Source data
# # # # # # #

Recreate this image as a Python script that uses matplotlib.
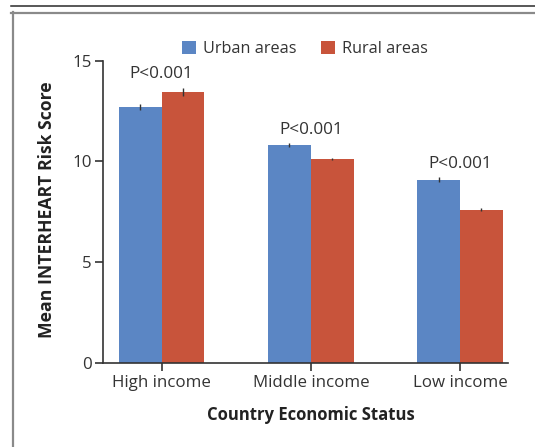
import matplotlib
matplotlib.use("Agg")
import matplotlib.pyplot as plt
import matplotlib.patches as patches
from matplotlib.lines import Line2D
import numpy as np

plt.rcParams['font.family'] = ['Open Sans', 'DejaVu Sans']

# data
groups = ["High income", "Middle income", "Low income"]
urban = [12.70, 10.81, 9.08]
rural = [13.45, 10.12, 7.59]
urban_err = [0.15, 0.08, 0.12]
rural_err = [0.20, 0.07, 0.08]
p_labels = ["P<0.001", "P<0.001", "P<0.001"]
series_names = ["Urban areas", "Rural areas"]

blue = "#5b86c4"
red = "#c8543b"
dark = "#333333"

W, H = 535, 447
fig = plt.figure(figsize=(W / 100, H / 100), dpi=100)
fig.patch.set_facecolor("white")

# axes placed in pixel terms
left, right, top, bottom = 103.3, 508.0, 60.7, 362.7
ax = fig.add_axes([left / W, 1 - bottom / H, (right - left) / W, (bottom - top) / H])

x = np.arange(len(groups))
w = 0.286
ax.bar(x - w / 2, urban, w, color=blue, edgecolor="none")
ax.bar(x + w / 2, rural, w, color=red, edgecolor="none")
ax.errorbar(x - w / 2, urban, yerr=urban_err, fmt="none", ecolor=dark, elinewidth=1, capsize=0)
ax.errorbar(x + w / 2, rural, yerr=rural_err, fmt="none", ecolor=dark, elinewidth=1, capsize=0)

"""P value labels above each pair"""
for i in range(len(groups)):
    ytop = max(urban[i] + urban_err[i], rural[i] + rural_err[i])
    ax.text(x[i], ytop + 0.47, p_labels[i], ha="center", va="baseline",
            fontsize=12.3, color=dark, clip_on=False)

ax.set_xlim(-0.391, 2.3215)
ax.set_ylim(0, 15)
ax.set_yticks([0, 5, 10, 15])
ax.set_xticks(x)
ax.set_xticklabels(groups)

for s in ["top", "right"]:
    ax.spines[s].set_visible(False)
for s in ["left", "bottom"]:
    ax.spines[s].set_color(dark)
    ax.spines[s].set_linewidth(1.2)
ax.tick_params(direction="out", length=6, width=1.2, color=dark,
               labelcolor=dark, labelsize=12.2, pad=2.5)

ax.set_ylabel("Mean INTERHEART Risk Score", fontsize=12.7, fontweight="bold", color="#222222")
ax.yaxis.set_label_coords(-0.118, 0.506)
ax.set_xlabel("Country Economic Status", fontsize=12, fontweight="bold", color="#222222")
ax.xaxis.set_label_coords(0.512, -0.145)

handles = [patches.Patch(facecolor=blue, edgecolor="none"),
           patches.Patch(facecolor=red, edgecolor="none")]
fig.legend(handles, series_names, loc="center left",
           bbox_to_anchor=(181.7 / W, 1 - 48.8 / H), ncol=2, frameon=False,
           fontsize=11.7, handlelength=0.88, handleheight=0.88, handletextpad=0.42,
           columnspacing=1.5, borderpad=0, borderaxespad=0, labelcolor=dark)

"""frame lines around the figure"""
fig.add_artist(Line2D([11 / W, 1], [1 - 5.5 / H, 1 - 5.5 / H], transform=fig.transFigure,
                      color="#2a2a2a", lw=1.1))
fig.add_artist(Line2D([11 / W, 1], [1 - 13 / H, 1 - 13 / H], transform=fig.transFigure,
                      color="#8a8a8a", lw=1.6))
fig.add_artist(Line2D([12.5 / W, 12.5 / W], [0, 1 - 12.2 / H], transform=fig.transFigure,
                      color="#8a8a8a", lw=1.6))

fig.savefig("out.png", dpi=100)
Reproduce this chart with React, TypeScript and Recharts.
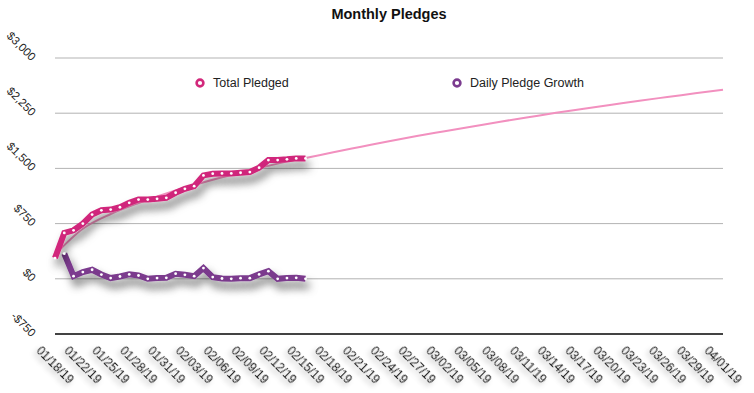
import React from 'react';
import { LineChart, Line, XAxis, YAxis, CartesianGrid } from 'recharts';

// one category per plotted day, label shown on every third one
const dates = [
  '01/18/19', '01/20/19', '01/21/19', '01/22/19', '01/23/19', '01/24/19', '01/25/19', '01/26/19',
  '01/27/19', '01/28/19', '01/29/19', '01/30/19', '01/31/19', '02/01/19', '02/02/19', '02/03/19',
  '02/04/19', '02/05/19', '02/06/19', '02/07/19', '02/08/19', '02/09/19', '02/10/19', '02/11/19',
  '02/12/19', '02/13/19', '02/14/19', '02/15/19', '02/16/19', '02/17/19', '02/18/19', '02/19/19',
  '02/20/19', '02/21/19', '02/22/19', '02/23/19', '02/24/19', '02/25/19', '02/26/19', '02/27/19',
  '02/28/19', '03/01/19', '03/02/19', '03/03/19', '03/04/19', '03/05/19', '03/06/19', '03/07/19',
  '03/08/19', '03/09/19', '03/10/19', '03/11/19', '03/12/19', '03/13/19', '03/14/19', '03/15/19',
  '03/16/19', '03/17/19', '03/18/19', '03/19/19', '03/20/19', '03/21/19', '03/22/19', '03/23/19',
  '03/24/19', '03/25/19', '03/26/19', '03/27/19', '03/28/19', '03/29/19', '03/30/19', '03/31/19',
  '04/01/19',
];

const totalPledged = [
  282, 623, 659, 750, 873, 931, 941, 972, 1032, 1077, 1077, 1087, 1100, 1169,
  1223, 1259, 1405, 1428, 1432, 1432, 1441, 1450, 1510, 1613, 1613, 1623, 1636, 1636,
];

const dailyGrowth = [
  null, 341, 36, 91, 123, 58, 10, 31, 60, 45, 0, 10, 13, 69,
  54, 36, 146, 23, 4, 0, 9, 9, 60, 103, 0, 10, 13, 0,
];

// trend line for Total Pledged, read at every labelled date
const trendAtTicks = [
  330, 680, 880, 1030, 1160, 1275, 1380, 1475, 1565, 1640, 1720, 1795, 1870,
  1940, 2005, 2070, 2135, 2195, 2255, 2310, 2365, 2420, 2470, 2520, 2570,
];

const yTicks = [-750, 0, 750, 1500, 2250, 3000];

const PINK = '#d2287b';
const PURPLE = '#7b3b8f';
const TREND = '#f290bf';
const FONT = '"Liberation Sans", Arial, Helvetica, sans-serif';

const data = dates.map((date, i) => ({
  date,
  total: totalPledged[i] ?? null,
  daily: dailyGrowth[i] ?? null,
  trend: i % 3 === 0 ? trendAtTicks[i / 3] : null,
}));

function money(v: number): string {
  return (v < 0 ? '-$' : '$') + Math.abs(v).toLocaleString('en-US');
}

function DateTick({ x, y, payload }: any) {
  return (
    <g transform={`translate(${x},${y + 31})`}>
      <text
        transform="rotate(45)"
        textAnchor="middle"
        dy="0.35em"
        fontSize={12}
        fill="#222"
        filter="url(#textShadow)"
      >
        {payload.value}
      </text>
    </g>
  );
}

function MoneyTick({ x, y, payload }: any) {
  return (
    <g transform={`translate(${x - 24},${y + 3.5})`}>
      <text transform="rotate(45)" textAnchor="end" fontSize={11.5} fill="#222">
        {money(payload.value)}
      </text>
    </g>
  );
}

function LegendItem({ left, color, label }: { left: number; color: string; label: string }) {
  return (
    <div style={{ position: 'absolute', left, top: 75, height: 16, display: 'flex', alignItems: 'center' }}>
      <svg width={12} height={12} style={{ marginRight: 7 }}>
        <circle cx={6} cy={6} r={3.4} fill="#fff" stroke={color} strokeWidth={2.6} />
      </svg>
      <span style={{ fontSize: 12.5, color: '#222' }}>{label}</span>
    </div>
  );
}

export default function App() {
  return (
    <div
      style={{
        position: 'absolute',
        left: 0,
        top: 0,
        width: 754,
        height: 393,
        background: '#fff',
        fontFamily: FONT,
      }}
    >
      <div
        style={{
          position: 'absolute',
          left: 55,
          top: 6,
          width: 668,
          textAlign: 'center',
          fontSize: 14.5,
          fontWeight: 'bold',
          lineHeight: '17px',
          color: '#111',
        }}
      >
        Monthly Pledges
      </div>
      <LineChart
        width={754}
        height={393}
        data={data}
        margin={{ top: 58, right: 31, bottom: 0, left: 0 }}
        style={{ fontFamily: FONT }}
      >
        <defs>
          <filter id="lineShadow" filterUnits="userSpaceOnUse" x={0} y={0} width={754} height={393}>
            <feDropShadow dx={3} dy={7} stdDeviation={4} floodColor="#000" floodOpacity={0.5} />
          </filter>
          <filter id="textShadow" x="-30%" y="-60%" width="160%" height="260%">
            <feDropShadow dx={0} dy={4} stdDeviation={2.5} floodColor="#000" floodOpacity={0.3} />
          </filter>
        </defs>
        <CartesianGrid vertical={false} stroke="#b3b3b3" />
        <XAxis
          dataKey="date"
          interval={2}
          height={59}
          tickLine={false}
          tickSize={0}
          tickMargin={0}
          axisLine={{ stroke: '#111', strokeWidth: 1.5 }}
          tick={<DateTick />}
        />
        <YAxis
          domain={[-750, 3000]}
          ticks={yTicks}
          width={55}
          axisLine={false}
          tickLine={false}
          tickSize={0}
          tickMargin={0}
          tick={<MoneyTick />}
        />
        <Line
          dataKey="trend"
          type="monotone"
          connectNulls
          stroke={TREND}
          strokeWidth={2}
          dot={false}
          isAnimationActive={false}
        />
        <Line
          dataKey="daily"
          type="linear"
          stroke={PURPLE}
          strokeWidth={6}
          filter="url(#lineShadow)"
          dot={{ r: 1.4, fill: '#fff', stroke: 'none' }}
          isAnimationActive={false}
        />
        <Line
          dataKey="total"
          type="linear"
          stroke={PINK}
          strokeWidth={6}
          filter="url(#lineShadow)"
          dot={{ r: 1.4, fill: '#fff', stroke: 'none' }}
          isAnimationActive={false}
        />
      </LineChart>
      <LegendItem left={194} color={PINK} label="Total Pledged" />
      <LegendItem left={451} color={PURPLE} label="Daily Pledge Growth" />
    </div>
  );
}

# # # # # # #

# Short problem
Using the records above, find and show each line with the string "matplotlib".

# Solution for this exercise
Recreate this image as a Python script that uses matplotlib.
import matplotlib
matplotlib.use("Agg")
import matplotlib.pyplot as plt
import matplotlib.patches as patches
from matplotlib.lines import Line2D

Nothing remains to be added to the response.